- SUPPLIED INFORMATION -
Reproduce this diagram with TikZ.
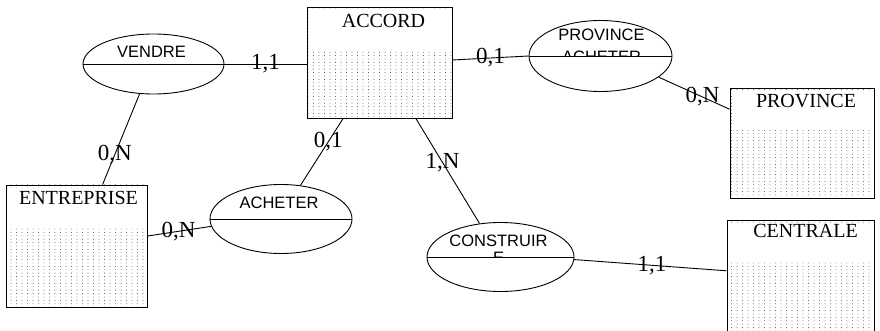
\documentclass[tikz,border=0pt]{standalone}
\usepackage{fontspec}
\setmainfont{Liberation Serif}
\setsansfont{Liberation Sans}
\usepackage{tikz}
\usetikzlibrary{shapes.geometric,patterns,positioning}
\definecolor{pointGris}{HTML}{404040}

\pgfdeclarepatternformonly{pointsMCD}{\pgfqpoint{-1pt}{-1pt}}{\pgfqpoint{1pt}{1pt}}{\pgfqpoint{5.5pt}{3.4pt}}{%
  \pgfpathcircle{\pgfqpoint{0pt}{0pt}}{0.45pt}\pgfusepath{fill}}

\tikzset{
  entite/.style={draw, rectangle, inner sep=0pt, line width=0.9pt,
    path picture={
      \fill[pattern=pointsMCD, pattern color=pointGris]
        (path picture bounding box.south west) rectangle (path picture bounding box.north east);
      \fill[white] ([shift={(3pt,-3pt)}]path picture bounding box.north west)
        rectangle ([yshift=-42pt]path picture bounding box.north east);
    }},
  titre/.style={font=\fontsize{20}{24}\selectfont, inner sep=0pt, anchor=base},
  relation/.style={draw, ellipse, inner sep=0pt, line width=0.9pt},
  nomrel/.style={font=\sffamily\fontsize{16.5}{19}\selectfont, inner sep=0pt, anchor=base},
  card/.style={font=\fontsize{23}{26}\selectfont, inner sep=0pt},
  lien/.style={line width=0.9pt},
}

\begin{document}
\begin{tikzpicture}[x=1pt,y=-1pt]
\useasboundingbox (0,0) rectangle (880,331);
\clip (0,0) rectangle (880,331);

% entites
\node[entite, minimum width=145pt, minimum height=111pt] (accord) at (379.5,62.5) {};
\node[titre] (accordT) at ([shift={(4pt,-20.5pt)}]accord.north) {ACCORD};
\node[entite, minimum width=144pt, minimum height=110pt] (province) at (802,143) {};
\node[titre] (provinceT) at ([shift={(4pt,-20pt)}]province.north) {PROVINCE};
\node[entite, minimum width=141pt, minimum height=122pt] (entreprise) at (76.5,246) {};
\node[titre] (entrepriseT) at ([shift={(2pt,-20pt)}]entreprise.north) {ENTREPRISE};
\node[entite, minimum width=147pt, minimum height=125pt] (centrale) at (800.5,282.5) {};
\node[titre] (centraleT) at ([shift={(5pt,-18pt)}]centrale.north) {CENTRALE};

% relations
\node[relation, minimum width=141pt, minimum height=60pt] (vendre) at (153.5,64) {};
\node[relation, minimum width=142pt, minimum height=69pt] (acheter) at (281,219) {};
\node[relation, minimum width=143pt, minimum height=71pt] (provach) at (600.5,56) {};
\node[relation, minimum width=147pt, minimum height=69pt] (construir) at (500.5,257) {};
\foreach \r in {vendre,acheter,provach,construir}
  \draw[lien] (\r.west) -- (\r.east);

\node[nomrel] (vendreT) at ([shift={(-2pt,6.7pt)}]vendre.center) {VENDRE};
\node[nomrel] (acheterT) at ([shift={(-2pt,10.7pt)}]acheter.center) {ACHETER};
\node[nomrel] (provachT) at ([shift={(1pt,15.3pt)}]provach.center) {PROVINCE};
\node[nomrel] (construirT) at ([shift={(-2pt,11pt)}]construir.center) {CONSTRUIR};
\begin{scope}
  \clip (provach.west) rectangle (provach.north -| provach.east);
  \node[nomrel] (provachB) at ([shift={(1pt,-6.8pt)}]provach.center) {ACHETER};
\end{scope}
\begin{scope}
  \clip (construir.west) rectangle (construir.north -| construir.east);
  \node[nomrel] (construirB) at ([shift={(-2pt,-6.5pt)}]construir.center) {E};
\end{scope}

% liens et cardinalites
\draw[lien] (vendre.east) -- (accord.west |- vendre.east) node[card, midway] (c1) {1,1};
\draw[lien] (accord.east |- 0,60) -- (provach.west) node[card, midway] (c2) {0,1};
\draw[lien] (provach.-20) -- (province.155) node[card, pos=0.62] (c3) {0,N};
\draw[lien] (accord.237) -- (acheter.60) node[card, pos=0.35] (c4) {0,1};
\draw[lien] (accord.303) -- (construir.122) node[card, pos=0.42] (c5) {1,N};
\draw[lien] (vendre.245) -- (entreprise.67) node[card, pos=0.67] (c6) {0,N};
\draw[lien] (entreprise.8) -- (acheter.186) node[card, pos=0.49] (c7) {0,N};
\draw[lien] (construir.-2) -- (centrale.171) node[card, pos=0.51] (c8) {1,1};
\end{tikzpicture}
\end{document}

- TASK DETAILS -
Leaving out the pictures, repeat the data above exactly.

- CORRECT RESULT -
Reproduce this diagram with TikZ.
\documentclass[tikz,border=0pt]{standalone}
\usepackage{fontspec}
\setmainfont{Liberation Serif}
\setsansfont{Liberation Sans}
\usepackage{tikz}
\usetikzlibrary{shapes.geometric,patterns,positioning}
\definecolor{pointGris}{HTML}{404040}

\pgfdeclarepatternformonly{pointsMCD}{\pgfqpoint{-1pt}{-1pt}}{\pgfqpoint{1pt}{1pt}}{\pgfqpoint{5.5pt}{3.4pt}}{%
  \pgfpathcircle{\pgfqpoint{0pt}{0pt}}{0.45pt}\pgfusepath{fill}}

\tikzset{
  entite/.style={draw, rectangle, inner sep=0pt, line width=0.9pt,
    path picture={
      \fill[pattern=pointsMCD, pattern color=pointGris]
        (path picture bounding box.south west) rectangle (path picture bounding box.north east);
      \fill[white] ([shift={(3pt,-3pt)}]path picture bounding box.north west)
        rectangle ([yshift=-42pt]path picture bounding box.north east);
    }},
  titre/.style={font=\fontsize{20}{24}\selectfont, inner sep=0pt, anchor=base},
  relation/.style={draw, ellipse, inner sep=0pt, line width=0.9pt},
  nomrel/.style={font=\sffamily\fontsize{16.5}{19}\selectfont, inner sep=0pt, anchor=base},
  card/.style={font=\fontsize{23}{26}\selectfont, inner sep=0pt},
  lien/.style={line width=0.9pt},
}

\begin{document}
\begin{tikzpicture}[x=1pt,y=-1pt]
\useasboundingbox (0,0) rectangle (880,331);
\clip (0,0) rectangle (880,331);

% entites
\node[entite, minimum width=145pt, minimum height=111pt] (accord) at (379.5,62.5) {};
\node[titre] (accordT) at ([shift={(4pt,-20.5pt)}]accord.north) {ACCORD};
\node[entite, minimum width=144pt, minimum height=110pt] (province) at (802,143) {};
\node[titre] (provinceT) at ([shift={(4pt,-20pt)}]province.north) {PROVINCE};
\node[entite, minimum width=141pt, minimum height=122pt] (entreprise) at (76.5,246) {};
\node[titre] (entrepriseT) at ([shift={(2pt,-20pt)}]entreprise.north) {ENTREPRISE};
\node[entite, minimum width=147pt, minimum height=125pt] (centrale) at (800.5,282.5) {};
\node[titre] (centraleT) at ([shift={(5pt,-18pt)}]centrale.north) {CENTRALE};

% relations
\node[relation, minimum width=141pt, minimum height=60pt] (vendre) at (153.5,64) {};
\node[relation, minimum width=142pt, minimum height=69pt] (acheter) at (281,219) {};
\node[relation, minimum width=143pt, minimum height=71pt] (provach) at (600.5,56) {};
\node[relation, minimum width=147pt, minimum height=69pt] (construir) at (500.5,257) {};
\foreach \r in {vendre,acheter,provach,construir}
  \draw[lien] (\r.west) -- (\r.east);

\node[nomrel] (vendreT) at ([shift={(-2pt,6.7pt)}]vendre.center) {VENDRE};
\node[nomrel] (acheterT) at ([shift={(-2pt,10.7pt)}]acheter.center) {ACHETER};
\node[nomrel] (provachT) at ([shift={(1pt,15.3pt)}]provach.center) {PROVINCE};
\node[nomrel] (construirT) at ([shift={(-2pt,11pt)}]construir.center) {CONSTRUIR};
\begin{scope}
  \clip (provach.west) rectangle (provach.north -| provach.east);
  \node[nomrel] (provachB) at ([shift={(1pt,-6.8pt)}]provach.center) {ACHETER};
\end{scope}
\begin{scope}
  \clip (construir.west) rectangle (construir.north -| construir.east);
  \node[nomrel] (construirB) at ([shift={(-2pt,-6.5pt)}]construir.center) {E};
\end{scope}

% liens et cardinalites
\draw[lien] (vendre.east) -- (accord.west |- vendre.east) node[card, midway] (c1) {1,1};
\draw[lien] (accord.east |- 0,60) -- (provach.west) node[card, midway] (c2) {0,1};
\draw[lien] (provach.-20) -- (province.155) node[card, pos=0.62] (c3) {0,N};
\draw[lien] (accord.237) -- (acheter.60) node[card, pos=0.35] (c4) {0,1};
\draw[lien] (accord.303) -- (construir.122) node[card, pos=0.42] (c5) {1,N};
\draw[lien] (vendre.245) -- (entreprise.67) node[card, pos=0.67] (c6) {0,N};
\draw[lien] (entreprise.8) -- (acheter.186) node[card, pos=0.49] (c7) {0,N};
\draw[lien] (construir.-2) -- (centrale.171) node[card, pos=0.51] (c8) {1,1};
\end{tikzpicture}
\end{document}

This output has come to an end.